▶ **Problem to solve**
Pull out each line of the records holding the string "diagram".

▼

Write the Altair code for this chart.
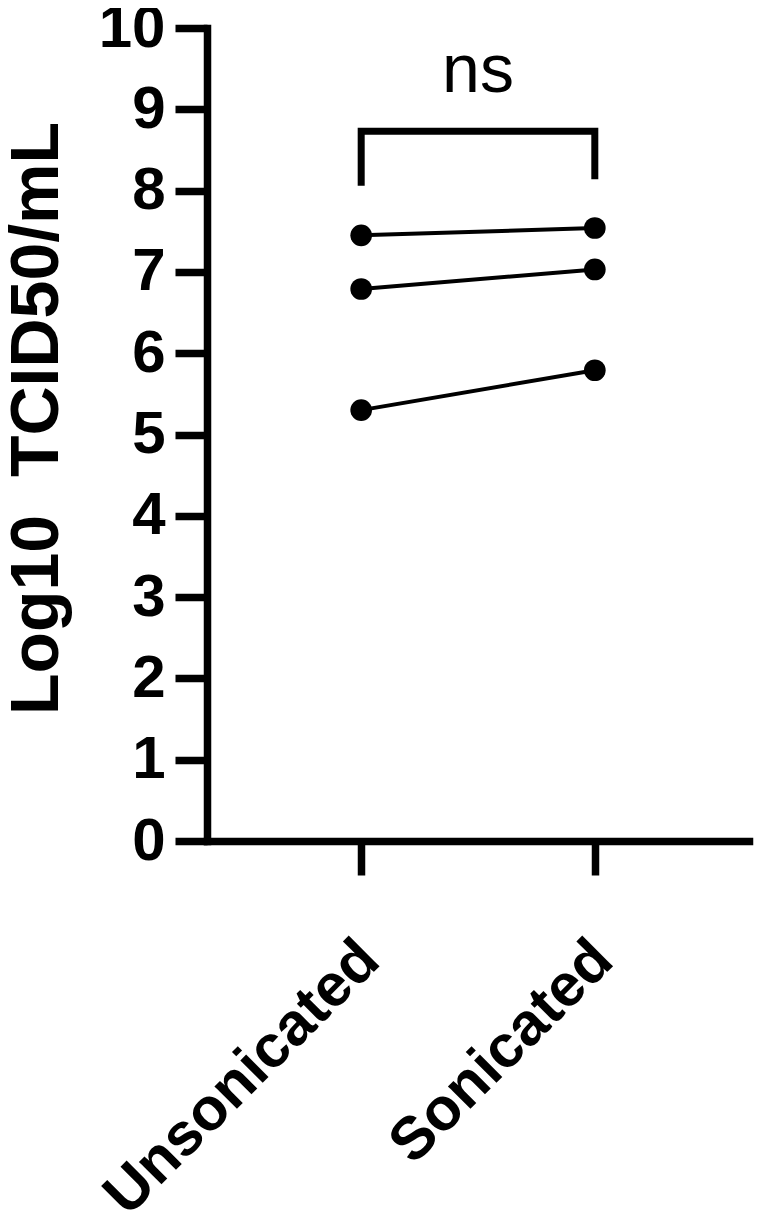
import altair as alt
import pandas as pd

# ---- data ----
groups = ["Unsonicated", "Sonicated"]
unsonicated = [7.45, 6.79, 5.30]
sonicated = [7.54, 7.03, 5.79]
pair_ids = ["A", "B", "C"]

# significance bracket (y in data units) and label
bracket_groups = ["Unsonicated", "Unsonicated", "Sonicated", "Sonicated"]
bracket_y = [8.06, 8.73, 8.73, 8.14]
sig_label = "ns"
sig_y = 9.21

y_ticks = list(range(0, 11))

FONT = "Liberation Sans"
W, H = 542, 813

rows = []
for pid, u, s in zip(pair_ids, unsonicated, sonicated):
    rows.append({"group": groups[0], "value": u, "pair": pid})
    rows.append({"group": groups[1], "value": s, "pair": pid})
df = pd.DataFrame(rows)

br = pd.DataFrame({"group": bracket_groups, "value": bracket_y,
                   "order": list(range(len(bracket_y)))})
sig = pd.DataFrame({"label": [sig_label], "value": [sig_y]})

x_enc = alt.X(
    "group:N",
    sort=groups,
    scale=alt.Scale(type="point", domain=groups, padding=0.66),
    axis=alt.Axis(
        title=None,
        labelAngle=315,
        labelAlign="right",
        labelBaseline="middle",
        labelFont=FONT,
        labelFontSize=60,
        labelFontWeight="bold",
        labelColor="black",
        labelPadding=75,
        labelOffset=8,
        labelLimit=2000,
        labelOverlap=False,
        tickSize=34,
        tickWidth=7.5,
        tickColor="black",
        domainColor="black",
        domainWidth=7.5,
        domainCap="square",
        grid=False,
    ),
)

y_enc = alt.Y(
    "value:Q",
    scale=alt.Scale(domain=[0, 10], nice=False, zero=True),
    axis=alt.Axis(
        title="Log10\u00a0\u00a0TCID50/mL",
        titleFont=FONT,
        titleFontSize=68,
        titleFontWeight="bold",
        titleColor="black",
        titleAngle=270,
        titleAlign="center",
        titleBaseline="alphabetic",
        titleX=-150,
        titleY=390,
        titleLimit=2000,
        values=y_ticks,
        format="d",
        labelFont=FONT,
        labelFontSize=60,
        labelFontWeight="bold",
        labelColor="black",
        labelPadding=10,
        labelOverlap=False,
        tickSize=32,
        tickWidth=7.5,
        tickColor="black",
        domainColor="black",
        domainWidth=7.5,
        domainCap="square",
        grid=False,
    ),
)

lines = alt.Chart(df).mark_line(color="black", strokeWidth=4).encode(
    x=x_enc, y=y_enc, detail="pair:N"
)
points = alt.Chart(df).mark_circle(color="black", opacity=1, size=470).encode(
    x=alt.X("group:N", sort=groups), y="value:Q"
)
bracket = alt.Chart(br).mark_line(
    color="black", strokeWidth=7, strokeCap="butt", strokeJoin="miter"
).encode(
    x=alt.X("group:N", sort=groups), y="value:Q", order="order:Q"
)
ns_text = alt.Chart(sig).mark_text(
    font=FONT, fontSize=68, color="black", align="center", baseline="alphabetic"
).encode(
    x=alt.value(W / 2), y="value:Q", text="label:N"
)

chart = (
    alt.layer(lines, bracket, points, ns_text)
    .properties(
        width=W,
        height=H,
        background="white",
        autosize=alt.AutoSizeParams(type="none"),
        padding={"left": 199, "top": 20, "right": 5, "bottom": 374},
    )
    .configure_view(strokeWidth=0, stroke=None)
)

chart.save("out.html", embed_options={"renderer": "svg", "actions": False})
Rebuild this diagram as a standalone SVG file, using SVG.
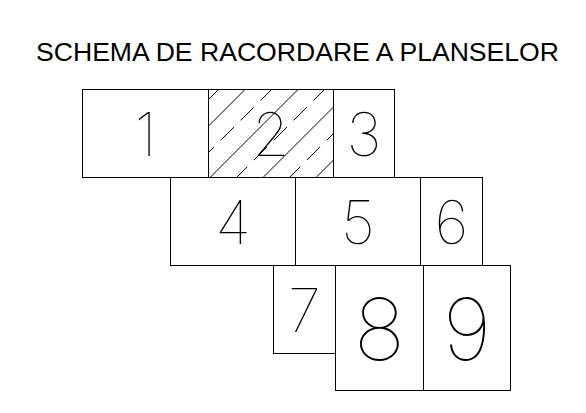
<svg xmlns="http://www.w3.org/2000/svg" width="586" height="413" viewBox="0 0 586 413">
<style>
  .box{fill:none;stroke:#000;stroke-width:1}
  .num{font-family:Inter,"DejaVu Sans",sans-serif;font-weight:100;fill:#000;text-anchor:middle}
  .small{font-size:60px}
  .big{font-size:86px}
  .h{stroke:#000;stroke-width:1;fill:none}
  .hd{stroke-dasharray:18.7 9.4}
  .title{font-family:"Liberation Sans",Arial,sans-serif;font-size:25.5px;fill:#000}
</style>
<defs>
  <clipPath id="clip2"><rect x="208.5" y="89.5" width="125" height="88"/></clipPath>
</defs>
<rect width="586" height="413" fill="#fff"/>
<text class="title" x="36" y="60.5" textLength="523" lengthAdjust="spacingAndGlyphs">SCHEMA DE RACORDARE A PLANSELOR</text>

<g id="sheet1"><rect class="box" x="82.5" y="89.5" width="126" height="88"/><text class="num small" x="145.5" y="155.5">1</text></g>
<g id="sheet2">
  <g clip-path="url(#clip2)">
    <line class="h" x1="154.5" y1="180" x2="248.5" y2="86"/>
    <line class="h" x1="207.5" y1="180" x2="301.5" y2="86"/>
    <line class="h" x1="260.5" y1="180" x2="354.5" y2="86"/>
    <line class="h" x1="313.5" y1="180" x2="407.5" y2="86"/>
    <line class="h hd" x1="128" y1="180" x2="222" y2="86"/>
    <line class="h hd" x1="181" y1="180" x2="275" y2="86"/>
    <line class="h hd" x1="234" y1="180" x2="328" y2="86"/>
    <line class="h hd" x1="287" y1="180" x2="381" y2="86"/>
  </g>
  <rect class="box" x="208.5" y="89.5" width="125" height="88"/>
  <text class="num small" x="271" y="155.5">2</text>
</g>
<g id="sheet3"><rect class="box" x="333.5" y="89.5" width="61" height="88"/><text class="num small" x="364" y="155.5">3</text></g>
<g id="sheet4"><rect class="box" x="170.5" y="177.5" width="125" height="88"/><text class="num small" x="233" y="243.5">4</text></g>
<g id="sheet5"><rect class="box" x="295.5" y="177.5" width="125" height="88"/><text class="num small" x="358" y="243.5">5</text></g>
<g id="sheet6"><rect class="box" x="420.5" y="177.5" width="62" height="88"/><text class="num small" x="451.5" y="243.5">6</text></g>
<g id="sheet7"><rect class="box" x="273.5" y="265.5" width="62" height="88"/><text class="num small" x="304.5" y="331.5">7</text></g>
<g id="sheet8"><rect class="box" x="335.5" y="265.5" width="88" height="125"/><text class="num big" x="379.5" y="359.5">8</text></g>
<g id="sheet9"><rect class="box" x="423.5" y="265.5" width="87" height="125"/><text class="num big" x="467" y="359.5">9</text></g>
</svg>
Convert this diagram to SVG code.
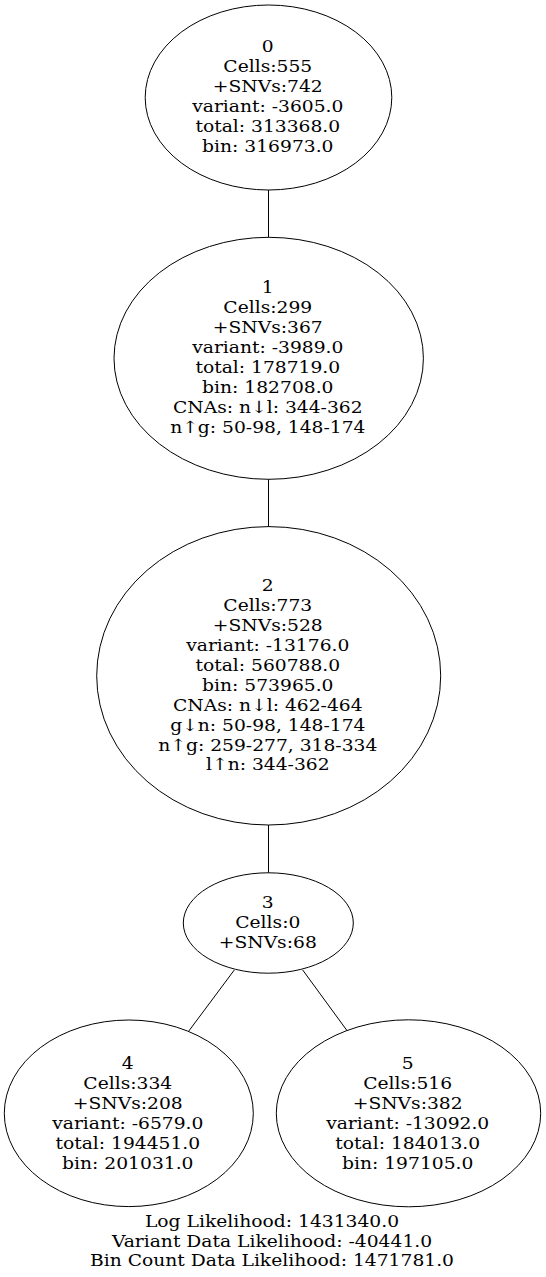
<svg xmlns="http://www.w3.org/2000/svg" width="546" height="1277" viewBox="0 0 546 1277">
<style>
.n ellipse{fill:none;stroke:#000;stroke-width:1}
.e line{stroke:#000;stroke-width:1}
text{font-family:"DejaVu Serif",serif;font-size:17px;text-anchor:middle;fill:#000}
</style>
<rect width="546" height="1277" fill="#fff"/>
<g id="edges" class="e">
<line x1="268.5" y1="190" x2="268.5" y2="237.3"/>
<line x1="268.5" y1="479.3" x2="268.5" y2="526.7"/>
<line x1="268.5" y1="825" x2="268.5" y2="872.7"/>
<line x1="234.3" y1="970" x2="188.3" y2="1031.7"/>
<line x1="302.7" y1="970" x2="347.3" y2="1031"/>
</g>
<g id="node0" class="n">
<ellipse cx="268.5" cy="97.5" rx="123.3" ry="92.5"/>
<g transform="translate(267.8 0) scale(1.1 1)">
<text x="0" y="52.3">0</text>
<text x="0" y="72.2">Cells:555</text>
<text x="0" y="92.1">+SNVs:742</text>
<text x="0" y="112">variant: -3605.0</text>
<text x="0" y="131.9">total: 313368.0</text>
<text x="0" y="151.8">bin: 316973.0</text>
</g>
</g>
<g id="node1" class="n">
<ellipse cx="268.7" cy="358.3" rx="154.7" ry="121"/>
<g transform="translate(267.8 0) scale(1.1 1)">
<text x="0" y="293.3">1</text>
<text x="0" y="313.2">Cells:299</text>
<text x="0" y="333.1">+SNVs:367</text>
<text x="0" y="353">variant: -3989.0</text>
<text x="0" y="372.9">total: 178719.0</text>
<text x="0" y="392.8">bin: 182708.0</text>
<text x="0" y="412.7">CNAs: n↓l: 344-362</text>
<text x="0" y="432.6">n↑g: 50-98, 148-174</text>
</g>
</g>
<g id="node2" class="n">
<ellipse cx="268.7" cy="675.8" rx="172" ry="149.2"/>
<g transform="translate(267.8 0) scale(1.1 1)">
<text x="0" y="591.4">2</text>
<text x="0" y="611.3">Cells:773</text>
<text x="0" y="631.2">+SNVs:528</text>
<text x="0" y="651.1">variant: -13176.0</text>
<text x="0" y="671">total: 560788.0</text>
<text x="0" y="690.9">bin: 573965.0</text>
<text x="0" y="710.8">CNAs: n↓l: 462-464</text>
<text x="0" y="730.7">g↓n: 50-98, 148-174</text>
<text x="0" y="750.6">n↑g: 259-277, 318-334</text>
<text x="0" y="770.5">l↑n: 344-362</text>
</g>
</g>
<g id="node3" class="n">
<ellipse cx="268.3" cy="923" rx="85" ry="50.2"/>
<g transform="translate(267.8 0) scale(1.1 1)">
<text x="0" y="908.3">3</text>
<text x="0" y="928.2">Cells:0</text>
<text x="0" y="948.1">+SNVs:68</text>
</g>
</g>
<g id="node4" class="n">
<ellipse cx="128.8" cy="1113.3" rx="124.5" ry="93.3"/>
<g transform="translate(127.8 0) scale(1.1 1)">
<text x="0" y="1069.3">4</text>
<text x="0" y="1089.2">Cells:334</text>
<text x="0" y="1109.1">+SNVs:208</text>
<text x="0" y="1129">variant: -6579.0</text>
<text x="0" y="1148.9">total: 194451.0</text>
<text x="0" y="1168.8">bin: 201031.0</text>
</g>
</g>
<g id="node5" class="n">
<ellipse cx="408.5" cy="1113.3" rx="132.2" ry="93.5"/>
<g transform="translate(407.7 0) scale(1.1 1)">
<text x="0" y="1069.3">5</text>
<text x="0" y="1089.2">Cells:516</text>
<text x="0" y="1109.1">+SNVs:382</text>
<text x="0" y="1129">variant: -13092.0</text>
<text x="0" y="1148.9">total: 184013.0</text>
<text x="0" y="1168.8">bin: 197105.0</text>
</g>
</g>
<g id="label" transform="translate(272 0) scale(1.1 1)">
<text x="0" y="1226.7">Log Likelihood: 1431340.0</text>
<text x="0" y="1246.6">Variant Data Likelihood: -40441.0</text>
<text x="0" y="1266.5">Bin Count Data Likelihood: 1471781.0</text>
</g>
</svg>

▲

▶ **The completed task**
Rebuild this diagram as a standalone SVG file, using SVG.
Convert this diagram to SVG code.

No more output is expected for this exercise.